I think I'm the last web-critic on Earth who still likes New Age music.
Not to say that Sarah Brightman's new album Eden is New Age... or that I like it. But Brightman's music has always been difficult to classify, especially her post-Lloyd Webber experimental sound that started with the album Dive which mixes electronica with opera and pop, and sells amazingly well. But starting with her last album Timeless (also known as Time To Say Goodbye), reviewed much earlier here at "The Daily Vault", she's begun to drop the effects and hefts the majority of her sound to semi-classics over rock music.
Semi-classical, that's the word. Two or three songs are straight classical pieces (sung in the traditional style, language and arrangement of instruments) but the majority are light-opera or bel canto-style melodies given bilingual lyrics and touched over with just a hint of electronic backing. A good example would be "Anytime, Anywhere", a familiar Albinoni melody adapted into pop-song format with verses in Italian and choruses in English.
"Nella Fantasia" is also a familiar tune (originally an oboe piece by Ennio Morricone) that's almost as good in voice instead of oboe, except a crass-sounding claviar comes out from nowhere and ruins it completely. However it's the only track where instruments are a major problem. But I do miss the super-texturing in "Take My Breath Away" featured in Fly.
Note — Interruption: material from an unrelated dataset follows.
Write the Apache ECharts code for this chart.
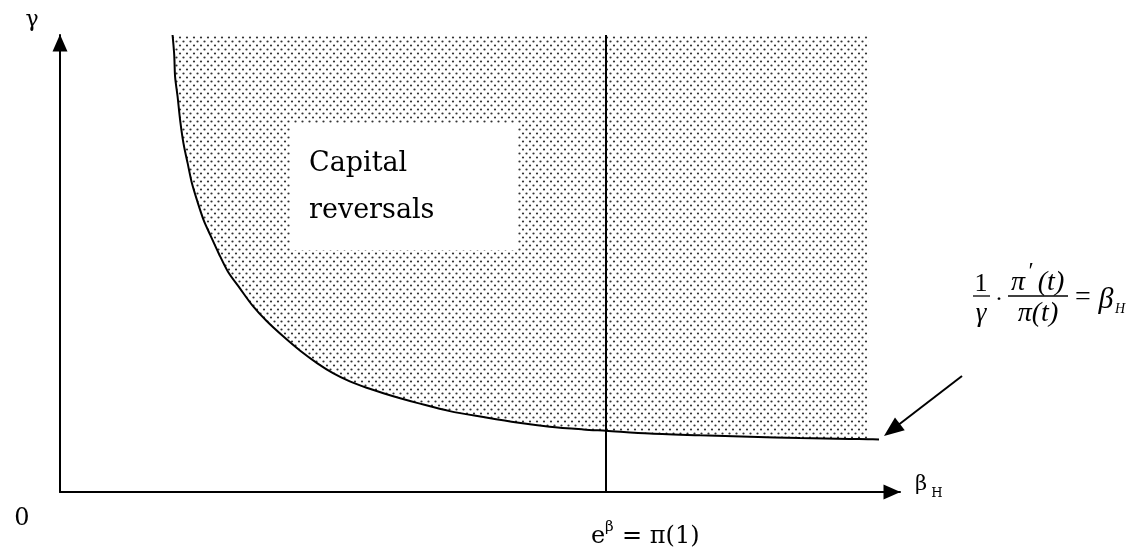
<!DOCTYPE html>
<html>
<head>
<meta charset="utf-8">
<title>Capital reversals</title>
<script src="https://cdn.jsdelivr.net/npm/echarts@6/dist/echarts.min.js"></script>
<style>
  html, body { margin: 0; padding: 0; background: #fff; }
  #chart { width: 1143px; height: 554px; }
</style>
</head>
<body>
<div id="chart"></div>
<script>
// curve 1/γ · π'(t)/π(t) = β_H (axes run 0..100)
const curveX = [13.4, 13.6, 13.7, 14.0, 14.3, 14.7, 15.2, 15.7, 16.3, 17.1, 17.9, 18.9, 20.0, 21.4, 23.0, 24.6, 26.6, 28.6, 30.6, 32.5, 34.5, 36.5, 38.5, 40.5, 42.5, 46.4, 50.4, 54.4, 58.3, 62.3, 65.0, 70.2, 76.2, 82.1, 88.1, 94.0, 96.2, 97.5]
const curveY = [100, 95.6, 90.9, 86.5, 81.4, 76.3, 71.9, 67.6, 63.9, 59.5, 56.2, 52.2, 48.2, 44.6, 40.6, 37.4, 34.0, 30.9, 28.2, 26.0, 24.2, 22.8, 21.6, 20.5, 19.5, 17.7, 16.4, 15.2, 14.3, 13.7, 13.4, 12.8, 12.4, 12.1, 11.8, 11.6, 11.55, 11.5]
// the shaded region stops here on the right
const shadeEndX = 96.2
// e^β = π(1)
const markX = 65
const axisMin = 0
const axisMax = 100

const curveData = curveX.map((x, i) => [x, curveY[i]])
const shadeData = curveData.filter(p => p[0] <= shadeEndX)

// dotted fill
function dotPattern() {
  const c = document.createElement('canvas')
  c.width = 7
  c.height = 8
  const ctx = c.getContext('2d')
  ctx.fillStyle = '#333'
  ;[[1.5, 1.5], [5, 5.5]].forEach(p => {
    ctx.beginPath()
    ctx.arc(p[0], p[1], 1.1, 0, Math.PI * 2)
    ctx.fill()
  })
  return c
}

// pointer arrow towards the curve end
function pointer(x1, y1, x2, y2) {
  const dx = x2 - x1, dy = y2 - y1
  const len = Math.sqrt(dx * dx + dy * dy)
  const ux = dx / len, uy = dy / len
  const hl = 20, hw = 8
  const bx = x2 - ux * hl, by = y2 - uy * hl
  return [
    { type: 'line', z: 100, shape: { x1: x1, y1: y1, x2: bx + ux * 2, y2: by + uy * 2 }, style: { stroke: '#000', lineWidth: 2 } },
    { type: 'polygon', z: 100, shape: { points: [[x2, y2], [bx - uy * hw, by + ux * hw], [bx + uy * hw, by - ux * hw]] }, style: { fill: '#000' } }
  ]
}

const serif = 'DejaVu Serif'
const times = 'Liberation Serif'

function txt(x, y, text, size, family, italic, align) {
  return {
    type: 'text', z: 100, x: x, y: y,
    style: {
      text: text,
      fontSize: size,
      fontFamily: family,
      fontStyle: italic ? 'italic' : 'normal',
      fill: '#000',
      textAlign: align || 'center',
      textVerticalAlign: 'middle'
    }
  }
}

const myChart = echarts.init(document.getElementById('chart'))
window.addEventListener('resize', myChart.resize)

const axisCommon = {
  type: 'value',
  min: axisMin,
  max: axisMax,
  splitLine: { show: false },
  axisTick: { show: false },
  axisLabel: { show: false },
  axisLine: {
    show: true,
    symbol: ['none', 'triangle'],
    symbolSize: [15, 17],
    symbolOffset: [0, -8],
    lineStyle: { color: '#000', width: 2 }
  }
}

const option = {
  animation: false,
  backgroundColor: '#fff',
  grid: { left: 60, top: 35, width: 840, height: 457 },
  xAxis: axisCommon,
  yAxis: axisCommon,
  series: [
    {
      name: 'shade',
      type: 'line',
      data: shadeData,
      smooth: 0.3,
      symbol: 'none',
      lineStyle: { width: 0 },
      areaStyle: { origin: 'end', opacity: 1, color: { image: dotPattern(), repeat: 'repeat' } },
      z: 1
    },
    {
      name: 'curve',
      type: 'line',
      data: curveData,
      smooth: 0.3,
      symbol: 'none',
      lineStyle: { color: '#000', width: 2 },
      z: 3
    },
    {
      name: 'mark',
      type: 'line',
      data: [[markX, axisMin], [markX, axisMax]],
      symbol: 'none',
      lineStyle: { color: '#000', width: 2 },
      z: 3
    }
  ],
  graphic: [
    { type: 'rect', z: 90, shape: { x: 290, y: 123, width: 227, height: 127 }, style: { fill: '#fff' } },
    txt(309, 164, 'Capital', 27, serif, false, 'left'),
    txt(309, 211, 'reversals', 27, serif, false, 'left'),
    txt(32, 20, 'γ', 22, serif),
    txt(22, 519, '0', 24, serif),
    txt(921, 485, 'β', 21, serif),
    txt(937, 494, 'H', 13, serif),
    txt(591, 537, 'e', 24, serif, false, 'left'),
    txt(605, 527, 'β', 15, serif, false, 'left'),
    txt(622, 537, '= π(1)', 24, serif, false, 'left'),
    // formula
    txt(981, 284, '1', 26, times),
    { type: 'line', z: 100, shape: { x1: 973, y1: 296, x2: 990, y2: 296 }, style: { stroke: '#000', lineWidth: 1.3 } },
    txt(981, 314, 'γ', 27, times, true),
    txt(999, 300, '·', 24, times),
    txt(1018, 283, 'π', 28, times, true),
    txt(1031, 272, '′', 24, times),
    txt(1051, 283, '(t)', 28, times, true),
    { type: 'line', z: 100, shape: { x1: 1008, y1: 296, x2: 1068, y2: 296 }, style: { stroke: '#000', lineWidth: 1.3 } },
    txt(1038, 314, 'π(t)', 28, times, true),
    txt(1083, 298, '=', 28, times),
    txt(1106, 300, 'β', 30, times, true),
    txt(1120, 309, 'H', 14, times, true)
  ].concat(pointer(962, 376, 884, 436))
}

option && myChart.setOption(option)
</script>
</body>
</html>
And she's also noticeably showing off her new opera-trained voice more; "Bailero", "Lascia Ch'io Pianga" and "Tu" seem to have a convenient amount of vowel sounds for Brightman to elongate in tones so pure it's almost nauseating. To be sure her voice is beautiful but one track is obvious enough. I pick up Sarah Brightman albums for her extraordinary fusion and synthesis, not her extraordinary voice.
Some people may prefer this over Celine Dion's in Brightman's "Il Mio Cuore Va", an Italian-language version of "My Heart Will Go On". It's intriguing but the tin-whistle hook isn't there. Her cover of "Dust In The Wind" sounds exactly as how one would expect it would be, Brightman's voice over acoustic guitar and muted toms. Two potential singles "Deliver Me" and "Only An Ocean Away" mixes drama with voice, which should placate some of Brightman's pop fans.
The title track is as New Age as it gets. "Eden" has Gregorian Chant backing vocals and a lyric-melody interplay that draws the listener in. It should work as well as countless other excellent tracks Brightman has done in the past... yet it doesn't. It's so much like the album itself: strangely unsatisfying.